La huitième affaire est celle de la mort de Cédric Chouviat. Cédric Chouviat, livreur de quarante deux ans, meurt le 5 janvier 2020 après un malaise cardiaque survenu le 3 janvier 2020 lors d'un contrôle policier, à Paris. Trois vidéos du contrôle routier, filmées par le livreur lui-même, une policière et un automobiliste, permettent de reconstituer la scène. Elles mettent notamment en évidence que Cédric Chouviat dit à sept reprises qu'il étouffe avant son malaise. Les policiers assurent ne pas avoir entendu ces mots.

L'un des policiers a pratiqué un étranglement arrière sur le livreur peu avant son asphyxie et l'équipage a mis trois minutes avant de pratiquer un massage cardiaque à Cédric Chouviat, conclut l'IGPN, chargée de l'enquête, au mois de juin 2020. Trois policiers membres de l'équipage sont désormais mis en examen pour homicide involontaire et une autre est placée sous le statut intermédiaire de témoin assisté.

La neuvième affaire est celle d'injures racistes lors d'une interpellation. Le 26 avril 2020, vers 1 heure 30 du matin, des policiers interpellent à l'Ile-Saint-Denis, dans le département de la Seine-Saint-Denis, un homme soupçonné de vol de matériel sur un chantier et qui a tenté de prendre la fuite en se jetant dans la Seine, selon ce que rapportent des sources policières citées par l'Agence France Presse (AFP).

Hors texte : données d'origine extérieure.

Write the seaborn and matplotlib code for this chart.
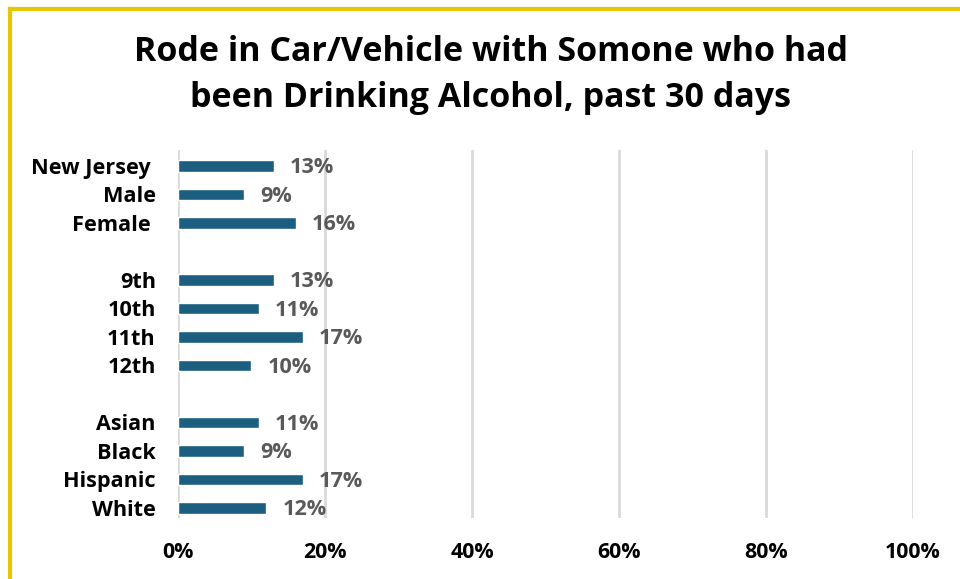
import matplotlib
matplotlib.use("Agg")
import matplotlib.pyplot as plt
import seaborn as sns
import pandas as pd
import numpy as np
from matplotlib.lines import Line2D

categories = ["New Jersey ", "Male", "Female ", " ", "9th", "10th", "11th", "12th", "  ",
              "Asian", "Black", "Hispanic", "White"]
values = [13, 9, 16, np.nan, 13, 11, 17, 10, np.nan, 11, 9, 17, 12]
xticks = [0, 20, 40, 60, 80, 100]
xtick_labels = ["0%", "20%", "40%", "60%", "80%", "100%"]
title = "Rode in Car/Vehicle with Somone who had\nbeen Drinking Alcohol, past 30 days"

sns.set_theme(style="white")
plt.rcParams['font.family'] = ['Open Sans', 'DejaVu Sans']

df = pd.DataFrame({"cat": categories, "val": values})

fig = plt.figure(figsize=(9.6, 5.79), dpi=100)
ax = fig.add_axes([0.1854, 0.1054, 0.7656, 0.6356])

sns.barplot(data=df, x="val", y="cat", order=categories, color="#1C5E80",
            width=0.41, ax=ax, saturation=1)

for i, v in enumerate(values):
    if not np.isnan(v):
        ax.text(v + 2.2, i + 0.06, f"{int(v)}%", va="center", ha="left",
                fontsize=15.6, fontweight="bold", color="#595959")

ax.set_xlim(0, 100)
ax.set_ylim(12.35, -0.56)
ax.set_xticks(xticks)
ax.set_xticklabels(xtick_labels, fontsize=15.4, fontweight="bold", color="black")
ax.tick_params(axis="x", length=0, pad=17)
ax.tick_params(axis="y", length=0, pad=16)
for lbl in ax.get_yticklabels():
    lbl.set_fontsize(15.6)
    lbl.set_fontweight("bold")
    lbl.set_color("black")
ax.set_xlabel("")
ax.set_ylabel("")
ax.xaxis.grid(True, color="#D9D9D9", linewidth=2)
ax.set_axisbelow(True)
for s in ax.spines.values():
    s.set_visible(False)

fig.text(0.511, 0.870, title, ha="center", va="center", fontsize=24.5,
         fontweight="bold", color="black", linespacing=1.45)

# yellow frame (top and left edges visible)
fig.add_artist(Line2D([10/960, 10/960], [0, 1 - 9/579], transform=fig.transFigure,
                      color="#E6C700", linewidth=3, solid_capstyle="projecting"))
fig.add_artist(Line2D([10/960, 1], [1 - 9/579, 1 - 9/579], transform=fig.transFigure,
                      color="#E6C700", linewidth=3, solid_capstyle="projecting"))

fig.savefig("out.png", dpi=100)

« Un bicot comme cela, cela ne nage pas », entend-on dans une vidéo diffusée sur Twitter, visiblement filmée après que les fonctionnaires aient sorti l'homme du fleuve. L'expression raciste désigne un arabe nord-africain. « Cela coule, tu aurais dû lui accrocher un boulet au pied », répond un autre membre des forces de l'ordre. Comme dans l'affaire d'Alexandre Benalla, ces images sont diffusées par le journaliste du site engagé Là-bas si j'y Suis, Taha Bouhafs. « Cette vidéo m’a été envoyée par un habitant de l’Ile-Saint-Denis, qui a lui-même filmé la scène », dit-il.

Un policier comparaîtra devant le tribunal correctionnel de Bobigny le 4 mars 2021 pour injure à caractère raciste. Le préfet de police de Paris avait auparavant demandé la suspension des deux policiers qui ont reconnu être les auteurs des propos.